# Beste dual klasse für Bewahrer



## Zulhel (19. November 2009)

hiho buffed community ich hab angefangen einen Bewahrer zu spielen aber hab leider keinen plan was für den die beste dual klasse ist ´da wollt ich mal fragen was ihr denkt was die beste dualklasse ist


----------



## Megabiker (19. November 2009)

also ich find Magier als sek gut wegen dem elite skill lvl 15
hab aber auch einen mit Schurke als sek aber die kombi muss ich noch testen ^.^


----------



## Shapar (19. November 2009)

Also ich für meine seite würde dir druide oder ne andere healer klasse empfehlen wenn du auf langes durchhalten im kampf hofst wenn du eher der typ bist der draufhaut dann würde ch bewahrer/ritter oder schurke nehmen 


			Dieser Inhalt steht nur eingeloggten Mitgliedern zur Verfügung.
        

 


			Dieser Inhalt steht nur eingeloggten Mitgliedern zur Verfügung.


----------



## Dromar88 (19. November 2009)

Schurke geht auf jeden Fall ab solange man noch keine 2H Waffen tragen kann.

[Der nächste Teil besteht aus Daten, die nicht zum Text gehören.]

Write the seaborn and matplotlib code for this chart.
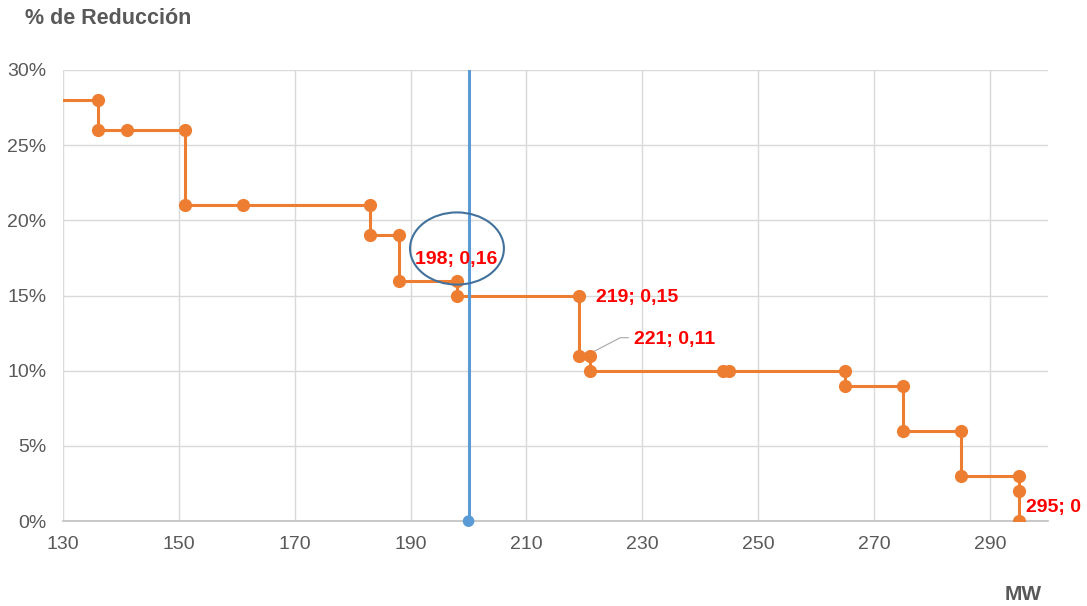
import matplotlib
matplotlib.use("Agg")
import matplotlib.pyplot as plt
from matplotlib.patches import Ellipse
from matplotlib.ticker import PercentFormatter
import seaborn as sns
import pandas as pd

# Data (step curve corners)
mw = [128, 136, 136, 141, 151, 151, 161, 183, 183, 188, 188, 198, 198, 219, 219,
      221, 221, 244, 245, 265, 265, 275, 275, 285, 285, 295, 295, 295]
reduction = [0.28, 0.28, 0.26, 0.26, 0.26, 0.21, 0.21, 0.21, 0.19, 0.19, 0.16, 0.16, 0.15, 0.15, 0.11,
             0.11, 0.10, 0.10, 0.10, 0.10, 0.09, 0.09, 0.06, 0.06, 0.03, 0.03, 0.02, 0.0]
ref_mw = [200, 200]
ref_y = [0.0, 0.30]
labels = ["198; 0,16", "219; 0,15", "221; 0,11", "295; 0"]
label_x = [198, 219, 221, 295]
label_y = [0.16, 0.15, 0.11, 0.0]
xticks = [130, 150, 170, 190, 210, 230, 250, 270, 290]

sns.set_theme(style="white")
plt.rcParams['font.family'] = ['Liberation Sans', 'DejaVu Sans']

fig = plt.figure(figsize=(10.87, 6.06), dpi=100)
ax = fig.add_axes([0.058, 0.140, 0.906, 0.7445])

df = pd.DataFrame({"MW": mw, "red": reduction})
sns.lineplot(data=df, x="MW", y="red", sort=False, estimator=None, ax=ax,
             color="#ED7D31", linewidth=2.2, marker="o", markersize=9.5,
             markeredgewidth=0, zorder=3)

dref = pd.DataFrame({"MW": ref_mw, "y": ref_y})
sns.lineplot(data=dref, x="MW", y="y", sort=False, estimator=None, ax=ax,
             color="#5B9BD5", linewidth=2.2, zorder=4)
sns.scatterplot(x=[ref_mw[0]], y=[ref_y[0]], ax=ax, color="#5B9BD5", s=70,
                edgecolor="none", zorder=5, clip_on=False)

ax.set_xlim(130, 300)
ax.set_ylim(0, 0.30)
ax.set_xticks(xticks)
ax.set_yticks([0, 0.05, 0.10, 0.15, 0.20, 0.25, 0.30])
ax.yaxis.set_major_formatter(PercentFormatter(1.0, decimals=0))
ax.grid(True, color="#D9D9D9", linewidth=1)
ax.set_axisbelow(True)
for s in ["top", "right", "left"]:
    ax.spines[s].set_visible(False)
ax.spines["bottom"].set_color("#BFBFBF")
ax.spines["bottom"].set_linewidth(1.2)
ax.tick_params(axis="both", length=0, labelsize=14, labelcolor="#595959")
ax.tick_params(axis="x", pad=10.5)
ax.tick_params(axis="y", pad=12)
ax.set_xlabel("")
ax.set_ylabel("")

# Ellipse highlight
ell = Ellipse((198.0, 0.1813), width=16.2, height=0.048, fill=False,
              edgecolor="#41719C", linewidth=1.5, zorder=6)
ax.add_patch(ell)

red = "#FF0000"
ax.text(label_x[0] - 7.2, label_y[0] + 0.014, labels[0], color=red, fontsize=14,
        fontweight="bold", ha="left", va="center", zorder=7)
ax.text(label_x[1] + 3, label_y[1] - 0.001, labels[1], color=red, fontsize=14,
        fontweight="bold", ha="left", va="center", zorder=7)
ax.text(label_x[2] + 7.5, label_y[2] + 0.0107, labels[2], color=red, fontsize=14,
        fontweight="bold", ha="left", va="center", zorder=7)
ax.plot([label_x[2] + 0.2, label_x[2] + 5.2, label_x[2] + 6.6],
        [label_y[2] + 0.002, label_y[2] + 0.012, label_y[2] + 0.012],
        color="#A6A6A6", linewidth=0.8, zorder=2)
ax.text(label_x[3] + 1.3, label_y[3] + 0.009, labels[3], color=red, fontsize=14,
        fontweight="bold", ha="left", va="center", zorder=7, clip_on=False)

fig.text(25 / 1087, 1 - 18 / 606, "% de Reducción", color="#595959", fontsize=15.5,
         fontweight="bold", ha="left", va="center")
fig.text(1042 / 1087, 1 - 595 / 606, "MW", color="#595959", fontsize=15,
         fontweight="bold", ha="right", va="center")

fig.savefig("out.png", dpi=100, facecolor="white")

Ich werde jetzt erst mit lvl 35 auf 2H Schwert umsteigen.

Die Eliteskills sind auf jden Fall lohnenswert, da Dornenranke einer der stärksten Spells ist und man diesen durch den Schurken noch verstärkt. Der Achillesfersenschlag ist auch sehr gut und kostet vor allem Energie statt dem kostbaren Mana.


----------



## MrBlaki (20. November 2009)

Also muss auch mal was dazu sagen ^^
Ich spiele einen Bewahrer auf lvl 43 mit der Sekundärklasse Druide, naja Druide ist nicht wirklich zu empfehlen ich rate dir den Priester zu nehmen da die Skills die du durch den Duride für deinen Bewahrer bekommst einfach zu schwach sind ^^

Ansonsten @Shapar Bewahrer/Ritter ist nicht möglich da der Ritter nur den Menschen zur Wahl steht ^^


----------



## healyeah666 (20. November 2009)

MrBlaki schrieb:


> Also muss auch mal was dazu sagen ^^
> Ich spiele einen Bewahrer auf lvl 43 mit der Sekundärklasse Druide, naja Druide ist nicht wirklich zu empfehlen ich rate dir den Priester zu nehmen da die Skills die du durch den Duride für deinen Bewahrer bekommst einfach zu schwach sind ^^
> 
> Ansonsten @Shapar Bewahrer/Ritter ist nicht möglich da der Ritter nur den Menschen zur Wahl steht ^^




Bewahrer/Priester doch auch net oder hab ich was verpasst?


----------



## Vikimaster92 (23. November 2009)

also wer von den RoM Spielern hier schon mal einen WoW-Jäger gespielt hat kann ich nur Bewahrer/Kundschafter empfehlen. Das einzige Problem was ich aber erst leider zu spät gemerkt hab war, dass Kundschafter nur leder und Stoff tragen kann und Bewahrer Kette, leder und stoff. Aber wer den Bewahrer als Primary spielen will auf lvl 55 ist dass kein problem.
die elite-fähigkeiten sind sehr praktisch, weil sie teils dass pet unterstützen, teils auch die Kundschafter dmg erhöhen.
Kann ich für alle Ehemaligen WoW-Jäger und Solo-spieler empfehlen.


----------



## jeef (23. November 2009)

Zulhel schrieb:


> hiho buffed community ich hab angefangen einen Bewahrer zu spielen aber hab leider keinen plan was für den die beste dual klasse ist ´da wollt ich mal fragen was ihr denkt was die beste dualklasse ist



Lasst doch mal diese "Was ist das beste!" Zeug....
langsam wollte doch mal bei jeden Pappenheimer angekommen das es das nicht gibt in keinem Game!


----------